* start Raw data *
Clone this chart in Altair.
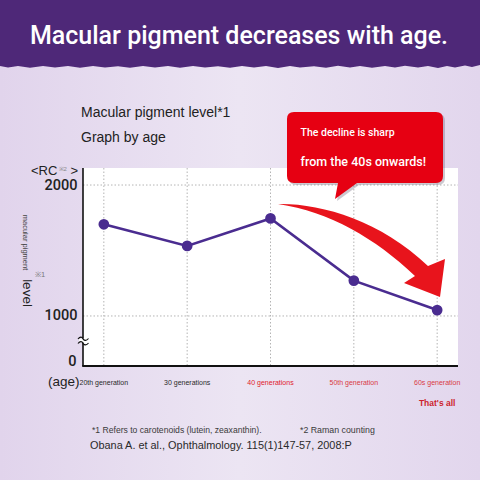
import altair as alt
import pandas as pd

# ---- data -------------------------------------------------------------
ages = ["20th generation", "30 generations", "40 generations",
        "50th generation", "60s generation"]
levels = [1700, 1535, 1745, 1270, 1045]          # RC counts
age_label_colors = ["#2a2a2a", "#2a2a2a", "#e0202c", "#d93a44", "#d93a44"]
y_ticks = [1000, 2000]
y_domain = [618, 2130]                            # axis is broken below 1000

df = pd.DataFrame({"age": ages, "level": levels, "lab_color": age_label_colors})
ticks_df = pd.DataFrame({"tick": y_ticks})
one = pd.DataFrame({"k": [0]})

# ---- geometry ---------------------------------------------------------
OX, OY = 83, 168          # plot-area origin on the 480x480 page
W, H = 375, 198           # plot-area size
SANS = "Liberation Sans"

def px(x):
    return alt.value(x - OX)

def py(y):
    return alt.value(y - OY)

def text(s, x, y, size, color="#222222", weight="normal", align="left",
         baseline="alphabetic", angle=0, font=SANS):
    return alt.Chart(one).mark_text(
        text=s, fontSize=size, color=color, fontWeight=weight, align=align,
        baseline=baseline, angle=angle, font=font
    ).encode(x=px(x), y=py(y))

def shape(path, color, dx=0, dy=0, opacity=1.0, filled=True, stroke_width=0):
    # a custom symbol at size 4 draws its path 1:1 in page pixels
    kw = dict(shape=path, size=4, opacity=opacity, filled=filled)
    if filled:
        kw.update(fill=color, strokeWidth=0)
    else:
        kw.update(stroke=color, strokeWidth=stroke_width)
    return alt.Chart(one).mark_point(**kw).encode(x=px(dx), y=py(dy))

x_scale = alt.Scale(type="point", domain=ages, padding=0.25)
y_scale = alt.Scale(domain=y_domain, nice=False, zero=False)

# ---- page background and banner -------------------------------------
page = alt.Chart(one).mark_rect(
    color=alt.Gradient(
        gradient="linear", x1=0, y1=0, x2=1, y2=0,
        stops=[alt.GradientStop(offset=0, color="#e1d4ec"),
               alt.GradientStop(offset=0.5, color="#ece5f3"),
               alt.GradientStop(offset=1, color="#e2d6ed")])
).encode(x=px(0), x2=px(480), y=py(0), y2=py(480))

banner_path = ("M0,0 H480 V65 L472,67 L465,65.5 L455,67.5 L447,66 L438,68 L428,66 "
               "L418,67.5 L405,65.8 L395,67.6 L385,66 L372,67.8 L360,66 L350,67.5 "
               "L338,65.8 L326,67.8 L314,66.2 L300,67.5 L290,66 L278,68 L266,66 "
               "L254,67.6 L242,66 L230,67.8 L218,66.2 L205,67.5 L193,66 L180,67.8 "
               "L168,66 L155,67.5 L143,66 L130,67.8 L118,66.2 L105,67.6 L93,66 "
               "L80,67.8 L68,66 L55,67.5 L43,66 L30,67.8 L18,66 L8,67.5 L0,66 Z")
banner = shape(banner_path, "#4e2878")
title = text("Macular pigment decreases with age.", 239, 44, 25, color="white",
             weight=500, align="center", font="Roboto")

# ---- plot area, grid and axis lines -----------------------------------
panel = alt.Chart(one).mark_rect(color="white").encode(
    x=alt.value(0), x2=alt.value(W), y=alt.value(0), y2=alt.value(H))

grid_style = dict(color="#b4b4b4", strokeWidth=1, strokeDash=[1.5, 2])
vgrid = alt.Chart(df).mark_rule(**grid_style).encode(
    x=alt.X("age:N", scale=x_scale, axis=None),
    y=alt.value(0), y2=alt.value(H))
hgrid = alt.Chart(ticks_df).mark_rule(**grid_style).encode(
    y=alt.Y("tick:Q", scale=y_scale,
            axis=alt.Axis(values=y_ticks, format="d", title=None, grid=False,
                          ticks=False, domain=False, labelFont="Roboto",
                          labelFontSize=14.5, labelFontWeight=500,
                          labelColor="#222222", labelPadding=6, zindex=1)),
    x=alt.value(0), x2=alt.value(W))

y_line = alt.Chart(one).mark_rule(color="#111111", strokeWidth=1.6).encode(
    x=alt.value(0), y=alt.value(0), y2=alt.value(H))
x_line = alt.Chart(one).mark_rule(color="#111111", strokeWidth=2).encode(
    x=alt.value(-0.8), x2=alt.value(W), y=alt.value(H))

# axis break mark on the y-axis
break_gap = shape("M79,338.6 L87,338.6 L87,342.6 L79,342.6 Z", "white")
break_waves = shape("M78,339 C80,336.5 82,336.5 83,338.8 C84.5,341 86.5,341 88.5,338.5 "
                    "M78,343.5 C80,341 82,341 83,343.3 C84.5,345.5 86.5,345.5 88.5,343",
                    "#111111", filled=False, stroke_width=1.2)

# ---- data marks ------------------------------------------------------
line = alt.Chart(df).mark_line(color="#4a2c90", strokeWidth=2.6).encode(
    x=alt.X("age:N", scale=x_scale, sort=ages),
    y=alt.Y("level:Q", scale=y_scale))
dots = alt.Chart(df).mark_circle(color="#4a2c90", size=115, opacity=1).encode(
    x=alt.X("age:N", scale=x_scale, sort=ages),
    y=alt.Y("level:Q", scale=y_scale))

x_labels = alt.Chart(df).mark_text(fontSize=7, font=SANS, baseline="middle").encode(
    x=alt.X("age:N", scale=x_scale),
    y=alt.value(H + 16.5),
    text="age:N",
    color=alt.Color("lab_color:N", scale=None))
x_note = alt.Chart(pd.DataFrame({"age": [ages[-1]], "note": ["That's all"]})).mark_text(
    fontSize=8.5, font=SANS, fontWeight="bold", color="#cc1f2c", baseline="middle"
).encode(x=alt.X("age:N", scale=x_scale), y=alt.value(H + 37), text="note:N")

# ---- call-out bubble and arrow -----------------------------------------
bubble_path = ("M294,112 H436 Q443,112 443,119 V176 Q443,183 436,183 H357 "
               "L335,199 L338,183 H294 Q287,183 287,176 V119 Q287,112 294,112 Z")
bubble_shadow = shape(bubble_path, "#6e6478", dx=2, dy=2, opacity=0.35)
bubble = shape(bubble_path, "#e60012")
arrow_path = ("M278,204 C320,203 380,220 428,266 L445,259 L440,297 L404,283 "
              "L415,276 C375,238 330,212 278,204 Z")
arrow = shape(arrow_path, "#e8141c")

# ---- texts -------------------------------------------------------------
texts = [
    text("Macular pigment level*1", 81, 117, 14),
    text("Graph by age", 81, 142, 14),
    text("<RC", 31, 175, 13),
    text("※2", 58.5, 170.5, 6, color="#8a8a8a"),
    text(">", 70.5, 175, 13),
    text("0", 76.5, 362, 14.5, weight=500, align="right", baseline="middle", font="Roboto"),
    text("macular pigment", 24.5, 242.5, 7.5, color="#444444", align="center",
         baseline="middle", angle=90),
    text("※1", 40, 275, 7.5, color="#777777", align="center", baseline="middle"),
    text("level", 27, 293, 13.5, align="center", baseline="middle", angle=90),
    text("(age)", 48, 382, 13.5, baseline="middle"),
    text("The decline is sharp", 300.5, 133, 10.5, color="white", baseline="middle",
         weight=500, font="Roboto"),
    text("from the 40s onwards!", 300.5, 161.5, 12.5, color="white", baseline="middle",
         weight=500, font="Roboto"),
    text("*1 Refers to carotenoids (lutein, zeaxanthin).", 92, 430, 8.6,
         color="#3a3a3a", baseline="middle"),
    text("*2 Raman counting", 300, 430, 8.8, color="#3a3a3a", baseline="middle"),
    text("Obana A. et al., Ophthalmology. 115(1)147-57, 2008:P", 90, 445.5, 10.9,
         color="#2a2a2a", baseline="middle"),
]

chart = alt.layer(
    page, banner, title, panel, vgrid, hgrid, y_line, x_line,
    break_gap, break_waves, line, dots, x_labels, x_note,
    bubble_shadow, bubble, arrow, *texts
).properties(
    width=W, height=H,
    padding={"left": OX, "top": OY, "right": 480 - OX - W, "bottom": 480 - OY - H},
    autosize=alt.AutoSizeParams(type="none"),
).configure_view(stroke=None, fill=None).configure(background="#e6ddef")

chart.save("out.html", embed_options={"renderer": "svg", "actions": False})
* end Raw data *
### Short exercise
Go from the first line of the listing to the line holding "return alt.value(y - OY)" and, please, transcribe those lines exactly, both included, with no pictures.

### Task output
Clone this chart in Altair.
import altair as alt
import pandas as pd

# ---- data -------------------------------------------------------------
ages = ["20th generation", "30 generations", "40 generations",
        "50th generation", "60s generation"]
levels = [1700, 1535, 1745, 1270, 1045]          # RC counts
age_label_colors = ["#2a2a2a", "#2a2a2a", "#e0202c", "#d93a44", "#d93a44"]
y_ticks = [1000, 2000]
y_domain = [618, 2130]                            # axis is broken below 1000

df = pd.DataFrame({"age": ages, "level": levels, "lab_color": age_label_colors})
ticks_df = pd.DataFrame({"tick": y_ticks})
one = pd.DataFrame({"k": [0]})

# ---- geometry ---------------------------------------------------------
OX, OY = 83, 168          # plot-area origin on the 480x480 page
W, H = 375, 198           # plot-area size
SANS = "Liberation Sans"

def px(x):
    return alt.value(x - OX)

def py(y):
    return alt.value(y - OY)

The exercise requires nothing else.